Der erste Tag nach den Väderöarna bleibt sommerlich. Eine leichte Brise aus Südost schiebt mich unter Gennacker zu den Koster-Inseln. Schon witzig, wie man hier von einem Highlight ins nächste stolpert… So ein Schwachwindsegeln hat jedenfalls echte Vorteile. Der Autopilot steuert, und ich kann mich so wichtigen Dingen wie Lesen, Bräune nachlegen und dem Studium  von Reiseführern widmen. Um dann spätnachmittags auf den Koster Inseln, berühmt für ihre Schärenlandschaft, anzukommen. Hier herrscht auch wieder Längsseitssaison. Allerdings in der Sorte “Päckchen”. Ich bin völlig baff als ich den Hafen bummsvoll vorfinde. Man liegt bis in 5er Päckchen, also 5 Boote längs nebeneinander festgemacht. Kein Problem, komme ich so doch auch diese Saison noch in den Genuss des unverwechselbaren “Helgoland-Feelings”. Das herrscht allein schon deswegen, weil bis auf 3 andere Boote, alle schätzungweise 147 anderen aus Norwegen kommen. Und die komen nach Schweden nun mal ebenso gern zum Einkaufen wie der Elbsegler nach Helgoland… ;-) Den kleinen Ort Bopallen/Kostersund finde ich irgendwie weniger spannend und anziehend als oft beschrieben.

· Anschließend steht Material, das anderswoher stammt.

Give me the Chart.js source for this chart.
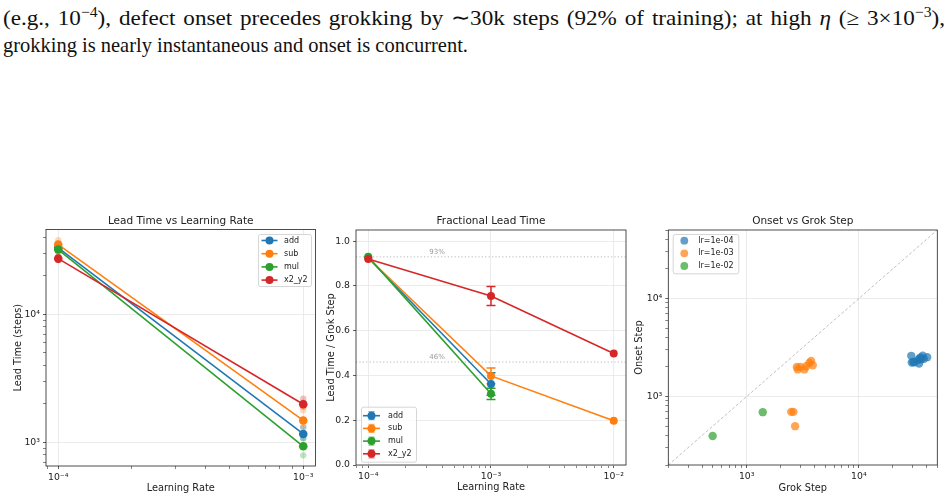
<!DOCTYPE html>
<html>
<head>
<meta charset="utf-8">
<script src="https://cdn.jsdelivr.net/npm/chart.js@4.4.0/dist/chart.umd.min.js"></script>
<style>
body { margin: 0; background: #fff; width: 951px; height: 500px; overflow: hidden; position: relative; }
.ln { position: absolute; left: 3px; font-family: 'Liberation Serif', serif; font-size: 22px; line-height: 27px; white-space: nowrap; color: #111; transform-origin: 0 0; }
.ln sup { font-size: 0.68em; line-height: 0; vertical-align: 0.55em; }
.box { position: absolute; }
</style>
</head>
<body>
<div id="t1" class="ln" style="top:4px">(e.g., 10<sup>−4</sup>), defect onset precedes grokking by ∼30k steps (92% of training); at high <i>η</i> (≥ 3×10<sup>−3</sup>),</div>
<div id="t2" class="ln" style="top:31px">grokking is nearly instantaneous and onset is concurrent.</div>

<div class="box" style="left:0;top:205px;width:320px;height:295px"><canvas id="c1"></canvas></div>
<div class="box" style="left:320px;top:205px;width:310px;height:295px"><canvas id="c2"></canvas></div>
<div class="box" style="left:630px;top:205px;width:321px;height:295px"><canvas id="c3"></canvas></div>

<script>
// ---- data ----
const tasks = ['add', 'sub', 'mul', 'x2_y2'];
const colors = ['#1f77b4', '#ff7f0e', '#2ca02c', '#d62728'];

// panel 1: lead time (steps) vs lr
const leadLrs = [1e-4, 1e-3];
const leadAdd = [33000, 1160];
const leadSub = [35000, 1480];
const leadMul = [32000, 930];
const leadX2 = [27200, 1980];
// individual runs (faint dots)
const seedLrs = [1e-4, 1e-4, 1e-4, 1e-3, 1e-3, 1e-3];
const seedAdd = [31500, 33500, 34500, 1300, 1150, 1080];
const seedSub = [37800, 34000, 33000, 1780, 1500, 1330];
const seedMul = [30500, 32500, 33500, 1075, 930, 790];
const seedX2 = [26500, 27500, 28000, 2190, 2040, 1890];

// panel 2: fractional lead time
const fracLrs = [1e-4, 1e-3, 1e-2];
const fracAdd = [0.925, 0.362, null];
const fracSub = [0.925, 0.398, 0.198];
const fracMul = [0.93, 0.318, null];
const fracX2 = [0.92, 0.755, 0.498];
const errAdd = [0, 0.05, 0];
const errSub = [0, 0.035, 0];
const errMul = [0, 0.025, 0];
const errX2 = [0, 0.042, 0];
const refLevels = [0.93, 0.46];
const refLabels = ['93%', '46%'];

// panel 3: onset vs grok step
const scatterLabels = ['lr=1e-04', 'lr=1e-03', 'lr=1e-02'];
const grok1e4 = [29300, 29600, 31300, 33500, 34700, 37100, 40600, 34400, 36000, 38000, 30500, 35500];
const onset1e4 = [2600, 2220, 2240, 2350, 2440, 2610, 2520, 2170, 2400, 2420, 2250, 2500];
const grok1e3 = [2850, 2800, 3270, 3390, 3620, 3750, 3880, 3000, 2490, 2610, 2700];
const onset1e3 = [1890, 2000, 1890, 2036, 2200, 2310, 2085, 2000, 697, 697, 498];
const grok1e2 = [497, 1390];
const onset1e2 = [396, 692];

// ---- helpers ----
const FONT = "'DejaVu Sans', sans-serif";
const SUP = {'-': '⁻', '0': '⁰', '1': '¹', '2': '²', '3': '³', '4': '⁴', '5': '⁵'};
function powLabel(v) {
  const e = Math.round(Math.log10(v));
  return '10' + String(e).split('').map(c => SUP[c]).join('');
}
function logTicks(min, max) {
  const out = [];
  for (let e = Math.floor(Math.log10(min)); e <= Math.ceil(Math.log10(max)); e++) {
    for (let m = 1; m < 10; m++) {
      const v = m * Math.pow(10, e);
      if (v >= min * 0.9999 && v <= max * 1.0001) out.push({value: v, major: m === 1});
    }
  }
  return out;
}
function pts(xs, ys) {
  return xs.map((x, i) => ({x: x, y: ys[i]})).filter(p => p.y !== null);
}
function hexA(hex, a) {
  const n = parseInt(hex.slice(1), 16);
  return 'rgba(' + (n >> 16) + ',' + ((n >> 8) & 255) + ',' + (n & 255) + ',' + a + ')';
}

function axis(type, min, max, size, isX, tickList, fmt) {
  return {
    type: type, min: min, max: max,
    afterFit: s => { if (isX) s.height = size; else s.width = size; },
    afterBuildTicks: s => { s.ticks = tickList(); },
    grid: {
      color: c => (c.tick && c.tick.major) ? '#e6e6e6' : 'rgba(0,0,0,0)',
      lineWidth: 0.8,
      tickColor: '#333',
      tickLength: 3,
      tickWidth: c => (c.tick && c.tick.major) ? 0.8 : 0.6
    },
    border: {display: false},
    ticks: {
      autoSkip: false, maxRotation: 0, padding: 3, color: '#222',
      font: {size: 9.3, family: FONT},
      callback: fmt
    }
  };
}
const logFmt = (v, i, arr) => arr[i].major ? powLabel(v) : '';

function drawLegend(ctx, L) {
  ctx.save();
  ctx.fillStyle = 'rgba(255,255,255,0.8)';
  ctx.strokeStyle = '#cccccc';
  ctx.lineWidth = 0.8;
  ctx.beginPath();
  ctx.roundRect(L.x + 0.5, L.y + 0.5, L.w, L.h, 2);
  ctx.fill();
  ctx.stroke();
  ctx.font = '8px ' + FONT;
  ctx.textBaseline = 'middle';
  L.items.forEach((it, i) => {
    const cy = L.y + L.first + i * L.step;
    if (it.kind === 'dot') {
      ctx.fillStyle = hexA(it.color, 0.7);
      ctx.beginPath(); ctx.arc(L.x + L.mark, cy, 3.9, 0, Math.PI * 2); ctx.fill();
    } else {
      const x0 = L.x + L.h0, x1 = L.x + L.h1, xm = (x0 + x1) / 2;
      ctx.strokeStyle = it.color; ctx.lineWidth = 1.6;
      ctx.beginPath(); ctx.moveTo(x0, cy); ctx.lineTo(x1, cy); ctx.stroke();
      if (it.kind === 'err') {
        ctx.strokeStyle = hexA(it.color, 0.6); ctx.lineWidth = 1.2;
        ctx.beginPath();
        ctx.moveTo(xm, cy - 4); ctx.lineTo(xm, cy + 4);
        ctx.moveTo(xm - 3, cy - 4); ctx.lineTo(xm + 3, cy - 4);
        ctx.moveTo(xm - 3, cy + 4); ctx.lineTo(xm + 3, cy + 4);
        ctx.stroke();
      }
      ctx.fillStyle = it.color;
      ctx.beginPath(); ctx.arc(xm, cy, 4, 0, Math.PI * 2); ctx.fill();
    }
    ctx.fillStyle = '#222';
    ctx.fillText(it.label, L.x + L.text, cy);
  });
  ctx.restore();
}

function deco(cfg) {
  return {
    id: 'deco',
    beforeDatasetsDraw(chart) { if (cfg.under) cfg.under(chart); },
    afterDraw(chart) {
      const ctx = chart.ctx, a = chart.chartArea;
      ctx.save();
      ctx.strokeStyle = '#222';
      ctx.lineWidth = 0.8;
      ctx.strokeRect(a.left, a.top, a.right - a.left, a.bottom - a.top);
      ctx.fillStyle = '#222';
      ctx.textAlign = 'center';
      ctx.textBaseline = 'middle';
      ctx.font = '10.5px ' + FONT;
      ctx.fillText(cfg.title, (a.left + a.right) / 2, cfg.titleY);
      ctx.font = '9.8px ' + FONT;
      ctx.fillText(cfg.xLabel, (a.left + a.right) / 2, cfg.xLabelY);
      ctx.translate(cfg.yLabelX, (a.top + a.bottom) / 2);
      ctx.rotate(-Math.PI / 2);
      ctx.fillText(cfg.yLabel, 0, 0);
      ctx.restore();
      drawLegend(ctx, cfg.legend);
    }
  };
}

function baseOptions(padTop, padRight, scales) {
  return {
    responsive: true, maintainAspectRatio: false, animation: false,
    layout: {padding: {top: padTop, right: padRight, left: 0, bottom: 0}},
    plugins: {legend: {display: false}, tooltip: {enabled: false}},
    scales: scales
  };
}

// ---- panel 1 ----
const leadSets = [leadAdd, leadSub, leadMul, leadX2];
const seedSets = [seedAdd, seedSub, seedMul, seedX2];
const ds1 = [];
tasks.forEach((t, i) => {
  ds1.push({
    label: t, data: pts(leadLrs, leadSets[i]), order: 4 - i,
    borderColor: colors[i], backgroundColor: colors[i], borderWidth: 1.6,
    pointRadius: 4.3, pointBorderWidth: 0, pointBackgroundColor: colors[i], tension: 0
  });
  ds1.push({
    label: t + ' runs', data: pts(seedLrs, seedSets[i]), order: 10 + i, showLine: false,
    pointRadius: 3.2, pointBorderWidth: 0, pointBackgroundColor: hexA(colors[i], 0.3)
  });
});
const X1 = [8.913e-5, 1.122e-3], Y1 = [652, 45900];
new Chart(document.getElementById('c1'), {
  type: 'line',
  data: {datasets: ds1},
  options: baseOptions(24.5, 4.5, {
    x: axis('logarithmic', X1[0], X1[1], 34, true, () => logTicks(X1[0], X1[1]), logFmt),
    y: axis('logarithmic', Y1[0], Y1[1], 46, false, () => logTicks(Y1[0], Y1[1]), logFmt)
  }),
  plugins: [deco({
    title: 'Lead Time vs Learning Rate', titleY: 16,
    xLabel: 'Learning Rate', xLabelY: 283,
    yLabel: 'Lead Time (steps)', yLabelX: 18,
    legend: {x: 258, y: 29, w: 53, h: 52, first: 6.5, step: 13.2, h0: 3.5, h1: 19.5, text: 26,
      items: tasks.map((t, i) => ({label: t, color: colors[i], kind: 'line'}))}
  })]
});

// ---- panel 2 ----
const fracSets = [fracAdd, fracSub, fracMul, fracX2];
const errSets = [errAdd, errSub, errMul, errX2];
const ds2 = tasks.map((t, i) => ({
  label: t, data: pts(fracLrs, fracSets[i]), order: 4 - i,
  borderColor: colors[i], backgroundColor: colors[i], borderWidth: 1.6,
  pointRadius: 4, pointBorderWidth: 0, pointBackgroundColor: colors[i], tension: 0
}));
const X2 = [7.943e-5, 0.01259];
new Chart(document.getElementById('c2'), {
  type: 'line',
  data: {datasets: ds2},
  options: baseOptions(25, 3.3, {
    x: axis('logarithmic', X2[0], X2[1], 35, true, () => logTicks(X2[0], X2[1]), logFmt),
    y: axis('linear', 0, 1.05, 36, false,
      () => [0, 0.2, 0.4, 0.6, 0.8, 1.0].map(v => ({value: v, major: true})),
      v => v.toFixed(1))
  }),
  plugins: [deco({
    title: 'Fractional Lead Time', titleY: 16,
    xLabel: 'Learning Rate', xLabelY: 282.7,
    yLabel: 'Lead Time / Grok Step', yLabelX: 11,
    legend: {x: 41, y: 201.7, w: 55, h: 55, first: 9, step: 12.7, h0: 2, h1: 19, text: 27,
      items: tasks.map((t, i) => ({label: t, color: colors[i], kind: 'err'}))},
    under(chart) {
      const ctx = chart.ctx, a = chart.chartArea, xs = chart.scales.x, ys = chart.scales.y;
      ctx.save();
      // reference lines
      refLevels.forEach((lv, k) => {
        const py = ys.getPixelForValue(lv);
        ctx.strokeStyle = 'rgba(128,128,128,0.55)';
        ctx.lineWidth = 1;
        ctx.setLineDash([1.2, 2.2]);
        ctx.beginPath(); ctx.moveTo(a.left, py); ctx.lineTo(a.right, py); ctx.stroke();
        ctx.setLineDash([]);
        ctx.fillStyle = '#9a9a9a';
        ctx.font = '7px ' + FONT;
        ctx.textAlign = 'center';
        ctx.textBaseline = 'alphabetic';
        ctx.fillText(refLabels[k], a.left + 0.3 * (a.right - a.left), py - 3);
      });
      // error bars
      tasks.forEach((t, i) => {
        ctx.strokeStyle = colors[i];
        ctx.lineWidth = 1.5;
        fracLrs.forEach((lr, j) => {
          const v = fracSets[i][j], e = errSets[i][j];
          if (v === null || !e) return;
          const px = xs.getPixelForValue(lr);
          const y0 = ys.getPixelForValue(v - e), y1 = ys.getPixelForValue(v + e);
          ctx.beginPath();
          ctx.moveTo(px, y0); ctx.lineTo(px, y1);
          ctx.moveTo(px - 4.5, y0); ctx.lineTo(px + 4.5, y0);
          ctx.moveTo(px - 4.5, y1); ctx.lineTo(px + 4.5, y1);
          ctx.stroke();
        });
      });
      ctx.restore();
    }
  })]
});

// ---- panel 3 ----
const scatterX = [grok1e4, grok1e3, grok1e2];
const scatterY = [onset1e4, onset1e3, onset1e2];
const B3 = [200, 50000];
const ds3 = scatterLabels.map((l, i) => ({
  label: l, data: pts(scatterX[i], scatterY[i]), showLine: false, order: 3 - i,
  pointRadius: 4.2, pointBorderWidth: 0, pointBackgroundColor: hexA(colors[i], 0.7)
}));
ds3.push({
  label: 'y=x', data: pts(B3, B3), order: 10,
  borderColor: 'rgba(128,128,128,0.55)', borderWidth: 0.9, borderDash: [3, 2], pointRadius: 0
});
new Chart(document.getElementById('c3'), {
  type: 'line',
  data: {datasets: ds3},
  options: baseOptions(25, 13.7, {
    x: axis('logarithmic', B3[0], B3[1], 35, true, () => logTicks(B3[0], B3[1]), logFmt),
    y: axis('logarithmic', B3[0], B3[1], 38.3, false, () => logTicks(B3[0], B3[1]), logFmt)
  }),
  plugins: [deco({
    title: 'Onset vs Grok Step', titleY: 16,
    xLabel: 'Grok Step', xLabelY: 283,
    yLabel: 'Onset Step', yLabelX: 9.3,
    legend: {x: 42.7, y: 29, w: 65.6, h: 39.3, first: 6.7, step: 12.65, mark: 11.6, text: 25.6,
      items: scatterLabels.map((l, i) => ({label: l, color: colors[i], kind: 'dot'}))}
  })]
});

// fit the serif paragraph lines: first line slightly justified, each line to its width
function fitLine(el, target) {
  el.style.transform = 'scaleX(' + (target / el.getBoundingClientRect().width) + ')';
}
const t1 = document.getElementById('t1'), t2 = document.getElementById('t2');
t1.style.wordSpacing = '2px';
fitLine(t1, 942);
fitLine(t2, 465);
</script>
</body>
</html>
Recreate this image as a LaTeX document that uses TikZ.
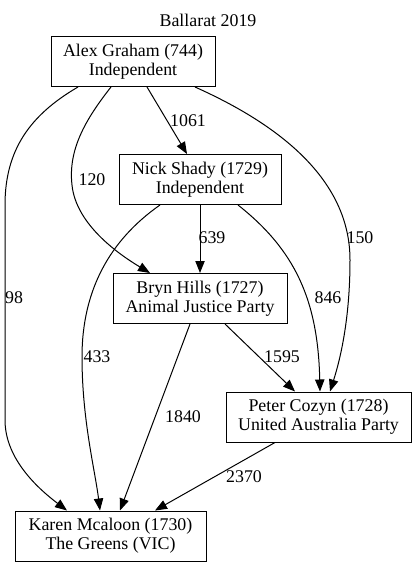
\documentclass[tikz,border=0pt]{standalone}
\usepackage{fontspec}
\setmainfont{Liberation Serif}
\usetikzlibrary{arrows.meta,calc}
\begin{document}
\begin{tikzpicture}[x=0.75pt,y=-0.75pt,
  cand/.style={draw,line width=0.75pt,minimum height=37.5pt,inner sep=0pt,align=center,font=\fontsize{13.4}{14}\selectfont},
  edge/.style={line width=0.75pt,-{Triangle[length=9pt,width=7pt]}},
  lbl/.style={font=\fontsize{13.4}{14}\selectfont,inner sep=0pt}]
\useasboundingbox (0,0) rectangle (417,567);
\node[lbl] (title) at (208,20) {Ballarat 2019};
\node[cand,minimum width=123pt] (alex) at (133,61.5) {Alex Graham (744)\\Independent};
\node[cand,minimum width=121.5pt] (nick) at (200,179.5) {Nick Shady (1729)\\Independent};
\node[cand,minimum width=130.5pt] (bryn) at (200,298.5) {Bryn Hills (1727)\\Animal Justice Party};
\node[cand,minimum width=138.75pt] (peter) at (318.5,417) {Peter Cozyn (1728)\\United Australia Party};
\node[cand,minimum width=143.25pt] (karen) at (110.5,536) {Karen Mcaloon (1730)\\The Greens (VIC)};

% Alex edges
\draw[edge] ($(alex.south)+(14,0)$) -- ($(nick.north)+(-13,0)$);
\draw[edge] ($(alex.south)+(-22,0)$) .. controls (85,120) and (68,150) .. (72,185)
   .. controls (76,225) and (120,255) .. ($(bryn.north)+(-50,0)$);
\draw[edge] ($(alex.south)+(-55,0)$) .. controls (30,115) and (5,150) .. (5,205)
   -- (5,420) .. controls (5,460) and (40,490) .. ($(karen.north)+(-43.5,0)$);
\draw[edge] ($(alex.south)+(62,0)$) .. controls (280,125) and (350,180) .. (350,260)
   .. controls (350,320) and (340,360) .. ($(peter.north)+(11.5,0)$);
% Nick edges
\draw[edge] (nick.south) -- (bryn.north);
\draw[edge] ($(nick.south)+(-40,0)$) .. controls (110,240) and (82,290) .. (82,357)
   .. controls (82,420) and (95,470) .. ($(karen.north)+(-10.5,0)$);
\draw[edge] ($(nick.south)+(38,0)$) .. controls (295,250) and (318,300) .. ($(peter.north)+(1.5,0)$);
% Bryn edges
\draw[edge] ($(bryn.south)+(25,0)$) -- ($(peter.north)+(-23.5,0)$);
\draw[edge] ($(bryn.south)+(-10,0)$) -- ($(karen.north)+(9.5,0)$);
% Peter edge
\draw[edge] ($(peter.south)+(-43.5,0)$) -- ($(karen.north)+(44.5,0)$);

% labels
\node[lbl] (l1061) at (188,121) {1061};
\node[lbl] (l120) at (92,180) {120};
\node[lbl] (l98) at (14,298) {98};
\node[lbl] (l150) at (360,238) {150};
\node[lbl] (l639) at (212,238) {639};
\node[lbl] (l846) at (328,298) {846};
\node[lbl] (l433) at (97,357) {433};
\node[lbl] (l1595) at (282,357) {1595};
\node[lbl] (l1840) at (183,417) {1840};
\node[lbl] (l2370) at (244,477) {2370};
\end{tikzpicture}
\end{document}
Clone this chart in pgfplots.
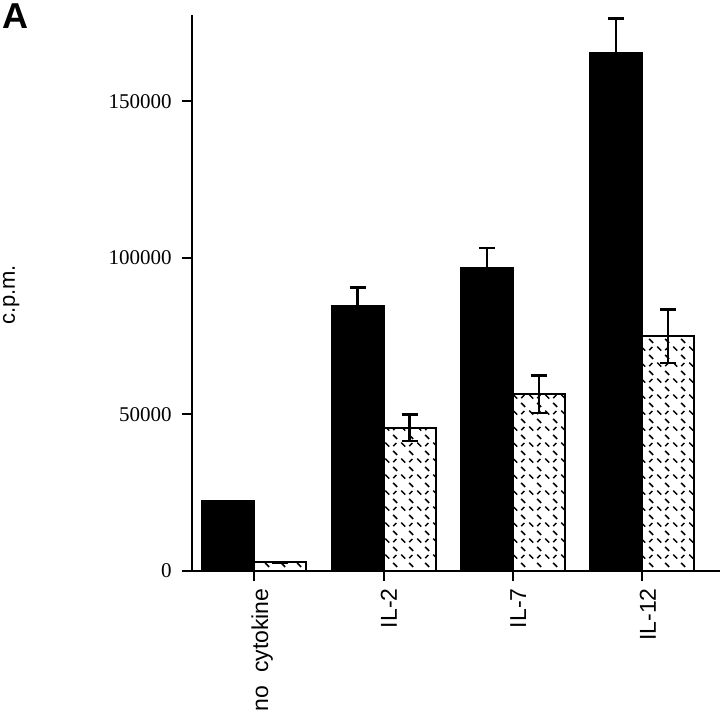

Ziemlich verschlafen und nix los. Vielleicht habe ich aber auch mal wieder einen Idylle-Overkill in den letzten Tagen erfahren und bin nicht mehr empfänglich für “mittelschön”. Päckchenliegen hat jedenfalls den Vorteil, dass man Einhand sehr schnell mit den Nachbarn ins Gespräch kommt. Und so verbringe ich den Abend an Bord eines norwegischen Motorbootes und kann gleich viel über die Mentalität nebst einigen zusätzlichen Tips für Oslo lernen.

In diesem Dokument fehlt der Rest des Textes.